The most intriguing fare was a rare outing of Florent Schmitt’s The Haunted Palace (Le Palais hanté), a “symphonic etude” inspired by the poem of the same name by Edgar Allen Poe. Schmitt was a fine composer of the same period as Debussy and Ravel, but is mostly forgotten today. It is rare to hear any of his works now, at least in the United States, aside from once in a great while, his colorful The Tragedy of Salome.

But The Haunted Palace is almost never played. Though no forgotten masterpiece, it was nonetheless well worth reviving, just to deepen the listener’s grasp of the early twentieth-century French style.

It’s not a literal tone painting of Poe’s poem, which progresses from joy to the eclipse of madness. Schmitt starts with the decay in place (led by Kevin Schempf’s unsettling bass clarinet solo), then flashes back to better times with a gentle, lyrical section. From there, the darkness returns and accelerates into a mad whirl in the closing pages. Gabel made more sweeping gestures than needed, but the performance was effective—a different flavor of French impressionism than the usual suspects.

In over 30 years of concertgoing, I have avoided hearing Ravel’s Bolero live. “Dislike” is too strong a word. But Ravel’s strangely obsessive experiment in minimalism is too often treated as something like pops concert light fare, a showpiece, a lowbrow chestnut not to be taken too seriously. I have heard dozens of recordings, but only actually like a handful.

Intrigued by the Schmitt, I decided to take a chance on Gabel, a conductor whose work I had not previously heard. He did not disappoint, though Gabel’s back-row-pleasing acrobatics made me nervous. Sure enough, Gabel knew exactly what to do with the early pages of Bolero: set the tempo with Mark Damoulakis’ rock-solid snare drum rhythm, then simply get out of the way and let the soloists characterize their parts.
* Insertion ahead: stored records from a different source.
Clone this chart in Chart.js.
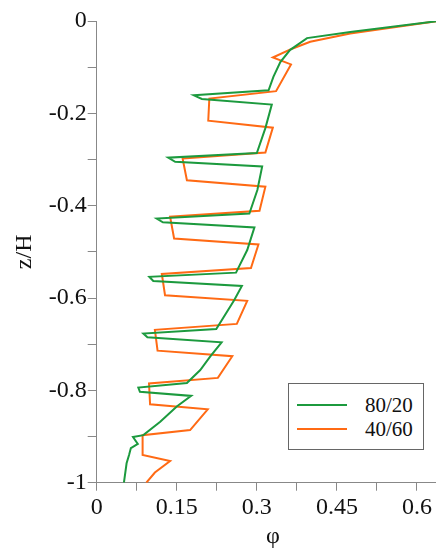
<!DOCTYPE html>
<html><head><meta charset="utf-8">
<script src="https://cdn.jsdelivr.net/npm/chart.js@4.4.1/dist/chart.umd.min.js"></script>
<style>
html,body{margin:0;padding:0;overflow:hidden;background:#fff;}
#wrap{position:relative;width:436px;height:552px;overflow:hidden;font-family:"Liberation Serif",serif;}
#c{position:absolute;left:0;top:0;}
#legend{position:absolute;left:288px;top:383px;width:136px;height:67px;border:1px solid #666;box-sizing:border-box;font-family:"Liberation Serif",serif;font-size:21px;color:#111;background:#fff;}
.item{position:absolute;left:0;height:24px;width:100%;}
.item .ln{position:absolute;left:8px;width:50px;height:2px;top:11px;}
.item .tx{position:absolute;left:76px;top:0;line-height:24px;white-space:nowrap;}
</style>
</head><body>
<div id="wrap"><canvas id="c" width="449" height="552"></canvas><div id="legend"></div></div>
<script>
// ---- data ----
const seriesLabels = ['80/20', '40/60'];
const seriesColors = ['#1c9a3e', '#ff6a14'];

const greenPhi = [0.64,0.475,0.394,0.362,0.344,0.331,0.322,0.182,0.197,0.328,0.316,0.300,0.134,0.147,0.310,0.301,0.286,0.1125,0.124,0.2955,0.282,0.261,0.0986,0.106,0.272,0.2575,0.224,0.0874,0.095,0.234,0.2125,0.194,0.169,0.078,0.081,0.177,0.150,0.119,0.0874,0.068,0.077,0.064,0.0606,0.056,0.051];
const greenZ   = [0,-0.024,-0.037,-0.063,-0.089,-0.121,-0.150,-0.161,-0.169,-0.181,-0.232,-0.286,-0.296,-0.305,-0.315,-0.366,-0.417,-0.428,-0.436,-0.447,-0.496,-0.545,-0.554,-0.563,-0.574,-0.605,-0.667,-0.677,-0.685,-0.696,-0.727,-0.756,-0.784,-0.794,-0.803,-0.812,-0.835,-0.868,-0.897,-0.901,-0.916,-0.925,-0.940,-0.958,-1.0];

const orangePhi = [0.64,0.475,0.400,0.366,0.330,0.364,0.336,0.211,0.209,0.330,0.316,0.161,0.169,0.316,0.305,0.1375,0.145,0.303,0.289,0.122,0.128,0.282,0.2625,0.109,0.114,0.254,0.227,0.098,0.100,0.208,0.175,0.086,0.086,0.1375,0.109,0.093];
const orangeZ   = [0,-0.027,-0.045,-0.060,-0.079,-0.094,-0.152,-0.168,-0.216,-0.231,-0.285,-0.298,-0.345,-0.359,-0.411,-0.424,-0.471,-0.484,-0.535,-0.548,-0.594,-0.606,-0.656,-0.669,-0.714,-0.726,-0.773,-0.785,-0.830,-0.841,-0.886,-0.897,-0.940,-0.953,-0.978,-1.0];

const xTickValues = [0,0.075,0.15,0.225,0.3,0.375,0.45,0.525,0.6];
const xTickLabels = ['0','','0.15','','0.3','','0.45','','0.6'];
const yTickValues = [0,-0.1,-0.2,-0.3,-0.4,-0.5,-0.6,-0.7,-0.8,-0.9,-1];
const yTickLabels = ['0','','-0.2','','-0.4','','-0.6','','-0.8','','-1'];
const xTitle = 'φ';
const yTitle = 'z/H';

// ---- chart ----
const serif = "'Liberation Serif', 'Times New Roman', serif";
Chart.defaults.font.family = serif;
function pts(xs, ys){ return xs.map((v,i)=>({x:v,y:ys[i]})); }
const series = [pts(greenPhi, greenZ), pts(orangePhi, orangeZ)];

function build(){
  const chart = new Chart(document.getElementById('c').getContext('2d'), {
    type: 'scatter',
    data: {
      datasets: series.map((d,i)=>({
        label: seriesLabels[i], data: d, showLine: true, borderColor: seriesColors[i],
        backgroundColor: seriesColors[i], borderWidth: 2, pointRadius: 0, tension: 0, fill: false
      }))
    },
    options: {
      responsive: false, animation: false, devicePixelRatio: 1,
      layout: {padding: {top: 21, left: 0, right: 0, bottom: 0}},
      plugins: {legend: {display: false}, tooltip: {enabled: false}},
      scales: {
        x: {
          type: 'linear', min: 0, max: 0.66,
          afterBuildTicks: s => { s.ticks = xTickValues.map(v=>({value:v})); },
          afterFit: s => { s.height = 69.3; },
          ticks: {callback: (v,i)=>xTickLabels[i], font: {family: serif, size: 24}, color: '#111', padding: 3, maxRotation: 0, autoSkip: false},
          grid: {drawOnChartArea: false, tickLength: 8, color: '#888'},
          border: {color: '#888', width: 1},
          title: {display: true, text: xTitle, font: {family: serif, size: 24}, color: '#111', padding: {top: 0, bottom: 1}}
        },
        y: {
          type: 'linear', min: -1, max: 0,
          afterBuildTicks: s => { s.ticks = yTickValues.map(v=>({value:v})); },
          afterFit: s => { s.width = 96.7; },
          ticks: {callback: (v,i)=>yTickLabels[i], font: {family: serif, size: 24}, color: '#111', padding: 1, autoSkip: false},
          grid: {drawOnChartArea: false, tickLength: 9, color: '#888'},
          border: {color: '#888', width: 1},
          title: {display: true, text: yTitle, font: {family: serif, size: 24}, color: '#111', padding: {top: 10.6, bottom: 0}}
        }
      }
    }
  });

  // ---- legend (HTML, built from datasets) ----
  const lg = document.getElementById('legend');
  chart.data.datasets.forEach((ds,i)=>{
    const it = document.createElement('div'); it.className='item'; it.style.top = (9 + i*24) + 'px';
    const ln = document.createElement('div'); ln.className='ln'; ln.style.background = ds.borderColor;
    const tx = document.createElement('div'); tx.className='tx'; tx.textContent = ds.label;
    it.appendChild(ln); it.appendChild(tx); lg.appendChild(it);
  });
}
if (document.fonts && document.fonts.load) {
  document.fonts.load("24px 'Liberation Serif'").then(build, build);
} else { build(); }
</script>
</body></html>
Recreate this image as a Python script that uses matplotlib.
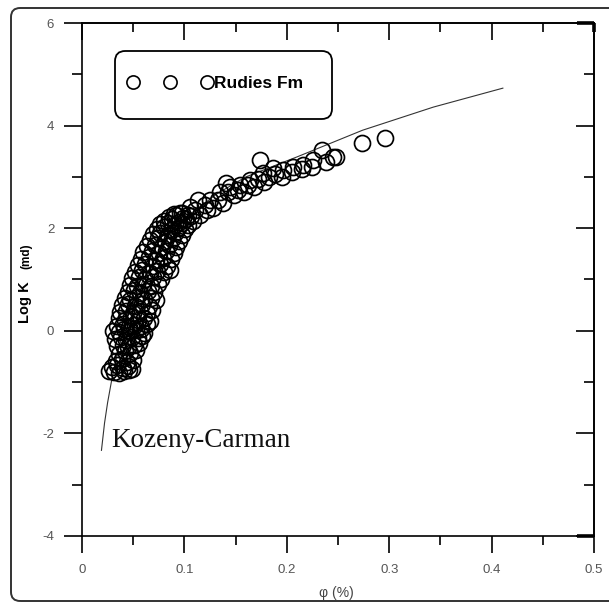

Particularly of note were Joshua Smith’s quiet yet richly seductive opening flute solo, Jeffrey Rathbun’s warm oboe, Robert Woolfrey’s cool B-flat clarinet, Daniel McKelway’s masterful control of the keening E-flat clarinet, Joseph Lulloff’s jazzy soprano and tenor saxophone, and Massimo La Rosa’s aristocratic trombone. All played gloriously as each entered first one by one, then in groups, growing Ravel’s mad crescendo from a tremulous start to a full-throated roar.

Gabel chose a shrewd pace—perhaps around sixteen minutes—and then let the piece grow slowly but inexorably more powerful, running the full dynamic range from whispering opening to resounding collapse at the end. The brief moment of stunned silence before the audience roared showed that the conductor and the orchestra had rightly hewed to Ravel’s esthetic line: Bolero is not a happy piece. But a perceptive performance in an ideal acoustic is a happy occasion, and the large audience was delighted by the catharsis.